The ruins of Copán is just 10 km east on highway CA-11 from the border, and we camped at a Hotel in the town Copán Ruinas, which is just next to the ruins of Copán.
The guy in the reception was worried about our tent getting wet (it is the rainy season), like many other people we have met. So he offered that we could set up our tent on a covered porch. 30 minutes later it was raining, and waiting for the rain to stop I relaxed in the hammock next to the tent (left picture). We also made lunch on our stove from Trangia (the burner from PRIMUS fits into the stove). I think we had mashed potatoes with veggies, meat and mole. Our last bag of meat from Mexico… we have not found any canned meat (or meat in sealed bags) in Guatemala or Honduras, except from tuna. Going vegetarian…?
The rain didn’t stop, but became a drizzle and we decided to visit the ruins. Though it rains, it never gets really cold, we guested that the temperature still was 20-25 degrees Celsius and humid.
Copán is one of the most important Maya cities, and during the Classic period (AD 250-900) the city at Copán Ruinas culturally dominated the region. People have been living in the Copán valley since at least 1200 BC, and graves have showed, that the Olmec’s (who also was at Teotihuacan in Mexico) had a marked influence dated to around 900-600 BC. The pyramid of the Sun at Teotihuacan was completed around 100 AD. In comparison Coliseum in Rome was complete in 80 AD.
Several kings have ruled in Copán during the years, the 15th king “Kák´Yipyaj Chan Káwiil” (also called Smoke Shell, ruled from 749-763 AD) was one of the greatest builders of Copán. He build the famous Hieroglyphic Stairway (“Escalinata de los Jeroglificos”), which immortalizes the achievements of the dynasty from its establishment until 755 AD. The stairway is the longest inscription ever discovered in the Maya lands.
Most of the inscriptions at Copán are very short relating specific ritual and dedicatory information. The exception is the Hieroglyphic Stairway that you see in the upper picture. In more than 2000 hieroglyphs on 63 steps, the test recounts much of the dynastic history, beginning with references to King “K’inich Yax K’uk’ Mo” the fonder of the dynasty.

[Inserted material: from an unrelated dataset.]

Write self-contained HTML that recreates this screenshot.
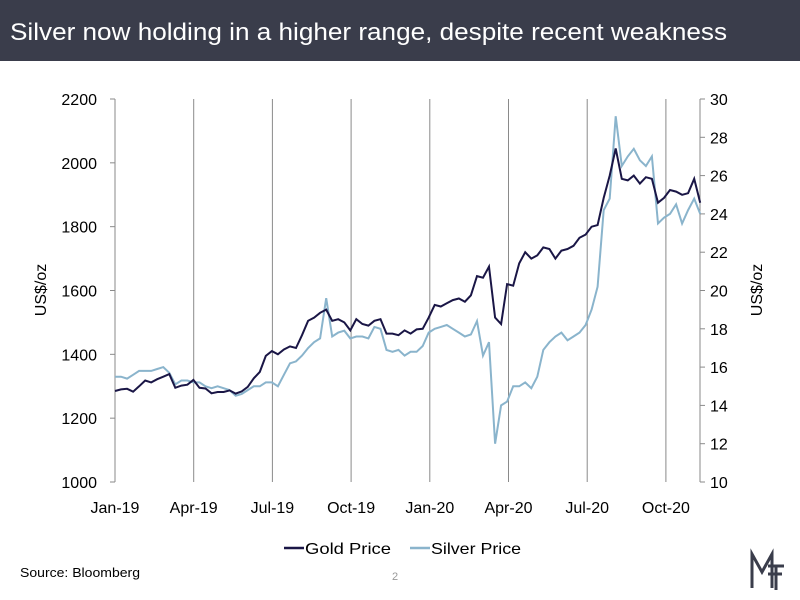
<!DOCTYPE html>
<html><head><meta charset="utf-8"><style>
body{margin:0;background:#fff;font-family:"Liberation Sans",sans-serif}
svg{display:block}
</style></head><body>
<svg id="chart" width="800" height="600">
<rect x="0" y="0" width="800" height="61" fill="#3a3d4b"/>
<text x="10" y="40" fill="#fff" font-size="24" textLength="717" lengthAdjust="spacingAndGlyphs">Silver now holding in a higher range, despite recent weakness</text>
<g id="grid"></g><g id="axes"></g><g id="series"></g>
<text transform="translate(46,290) rotate(-90)" text-anchor="middle" font-size="16">US$/oz</text>
<text transform="translate(762,290) rotate(-90)" text-anchor="middle" font-size="16">US$/oz</text>
<g>
<line x1="284" y1="548" x2="304" y2="548" stroke="#1a1646" stroke-width="2.5"/>
<text x="305" y="554" font-size="16" textLength="86" lengthAdjust="spacingAndGlyphs">Gold Price</text>
<line x1="410" y1="548" x2="430" y2="548" stroke="#8ab4cc" stroke-width="2.5"/>
<text x="431" y="554" font-size="16" textLength="90" lengthAdjust="spacingAndGlyphs">Silver Price</text>
</g>
<text x="20" y="577" font-size="13" textLength="120" lengthAdjust="spacingAndGlyphs">Source: Bloomberg</text>
<text x="392" y="580" font-size="11" fill="#999">2</text>
<g stroke="#3a3d4b" stroke-width="3" fill="none">
<path d="M752 588 V554 L762 572 L772 554 V588"/><path d="M768 566 H784 M768 574 H782 M776 566 V590"/>
</g>
</svg>
<script>
const xLabels=["Jan-19","Apr-19","Jul-19","Oct-19","Jan-20","Apr-20","Jul-20","Oct-20"];
const leftTicks=[1000,1200,1400,1600,1800,2000,2200];
const rightTicks=[10,12,14,16,18,20,22,24,26,28,30];
const gold=[1285,1290,1292,1283,1300,1318,1312,1322,1330,1338,1295,1302,1305,1320,1295,1293,1278,1282,1282,1287,1277,1284,1298,1325,1345,1395,1410,1400,1415,1425,1420,1460,1505,1515,1530,1540,1505,1510,1500,1475,1510,1495,1490,1505,1510,1465,1465,1460,1475,1465,1478,1480,1515,1555,1550,1560,1570,1575,1565,1585,1645,1640,1675,1515,1495,1620,1615,1685,1720,1700,1710,1735,1730,1700,1725,1730,1740,1765,1775,1800,1805,1890,1960,2045,1950,1945,1960,1935,1955,1950,1875,1890,1915,1910,1900,1905,1950,1875];
const silver=[15.5,15.5,15.4,15.6,15.8,15.8,15.8,15.9,16.0,15.7,15.1,15.3,15.3,15.2,15.2,15.0,14.9,15.0,14.9,14.8,14.5,14.6,14.8,15.0,15.0,15.2,15.2,15.0,15.6,16.2,16.3,16.6,17.0,17.3,17.5,19.6,17.6,17.8,17.9,17.5,17.6,17.6,17.5,18.1,18.0,16.9,16.8,16.9,16.6,16.8,16.8,17.1,17.8,18.0,18.1,18.2,18.0,17.8,17.6,17.7,18.4,16.6,17.3,12.0,14.0,14.2,15.0,15.0,15.2,14.9,15.5,16.9,17.3,17.6,17.8,17.4,17.6,17.8,18.2,19.0,20.2,24.2,24.8,29.1,26.5,27.0,27.4,26.8,26.5,27.0,23.5,23.8,24.0,24.5,23.5,24.2,24.8,24.0];
const NS="http://www.w3.org/2000/svg";
const X0=115,QW=78.7,WK=QW*4/52.18,TOP=99,BOT=482;
const xq=i=>X0+i*QW, xw=i=>X0+i*WK;
const yL=v=>BOT-(v-1000)/1200*(BOT-TOP);
const yR=v=>BOT-(v-10)/20*(BOT-TOP);
function mk(t,a,p){const e=document.createElementNS(NS,t);for(const k in a)e.setAttribute(k,a[k]);p.appendChild(e);return e;}
const grid=document.getElementById('grid'),axes=document.getElementById('axes'),ser=document.getElementById('series');
xLabels.forEach((l,i)=>{
 if(i>0){const g=mk('line',{x1:xq(i),x2:xq(i),y1:TOP,y2:BOT,stroke:'#8a8a8a','stroke-width':1},grid);
 
 }
 const t=mk('text',{x:xq(i),y:513,'text-anchor':'middle','font-size':16},axes);t.textContent=l;
 
 
});
mk('line',{x1:X0,x2:X0,y1:TOP,y2:BOT,stroke:'#8a8a8a'},axes);
mk('line',{x1:700,x2:700,y1:TOP,y2:BOT,stroke:'#8a8a8a'},axes);
leftTicks.forEach(v=>{
 mk('line',{x1:X0-5,x2:X0,y1:yL(v),y2:yL(v),stroke:'#8a8a8a'},axes);
 const t=mk('text',{x:97,y:yL(v)+6,'text-anchor':'end','font-size':16},axes);t.textContent=v;
 
 
});
rightTicks.forEach(v=>{
 mk('line',{x1:700,x2:705,y1:yR(v),y2:yR(v),stroke:'#8a8a8a'},axes);
 const t=mk('text',{x:710,y:yR(v)+6,'font-size':16},axes);t.textContent=v;
 
 
});
const sp=mk('polyline',{points:silver.map((v,i)=>xw(i).toFixed(1)+','+yR(v).toFixed(1)).join(' '),fill:'none',stroke:'#8ab4cc','stroke-width':2},ser);


const gp=mk('polyline',{points:gold.map((v,i)=>xw(i).toFixed(1)+','+yL(v).toFixed(1)).join(' '),fill:'none',stroke:'#1a1646','stroke-width':2},ser);


</script>
</body></html>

Just walking around, up and down
Also getting some pretty cool close up pictures
The old grumpy man
Came to the east court that is known for the high relief jaguar sculptures
Getting to a viewpoint over “The Cemetery”, which was a residential area of Copán´s royal elite families and their attendants. There were over 25 buildings here. The majority of people were buried next to where they lived, as was common practice. This is maybe the reason that at true cemetery has never been found in the area of Copán.
Two places at Copán tunnels have been dug to discover earlier buildings, that has been buried underneath newer building. This was also discovered at the ruins of Teotihuacan in Mexico. The structures that you seen on our pictures is restored structures of the latest version of three older substructures on the same location.
The collapse of the civilization at Copán happen when the population grew at an unprecedented rate and Copán was no longer agriculturally self-sufficient. Skeletal remains of people who died during Copán’s final years show marked evidence of malnutrition and infectious diseases, as well as decreased life spans.
The sculls are placed on the building below
We enjoyed our visit to Copán, because it was very different from Teotihuacan in Mexico. Here in Copán you between and on the building in the middle of the jungle. The jungle including the big old trees on the buildings, gave us an insight how nature takes over and completely hides what is man made. This is the reason why ancient structures can still be discovered today after so many years. Everywhere we looked, we could see what was left of smaller buildings. Rectangular stones in piles.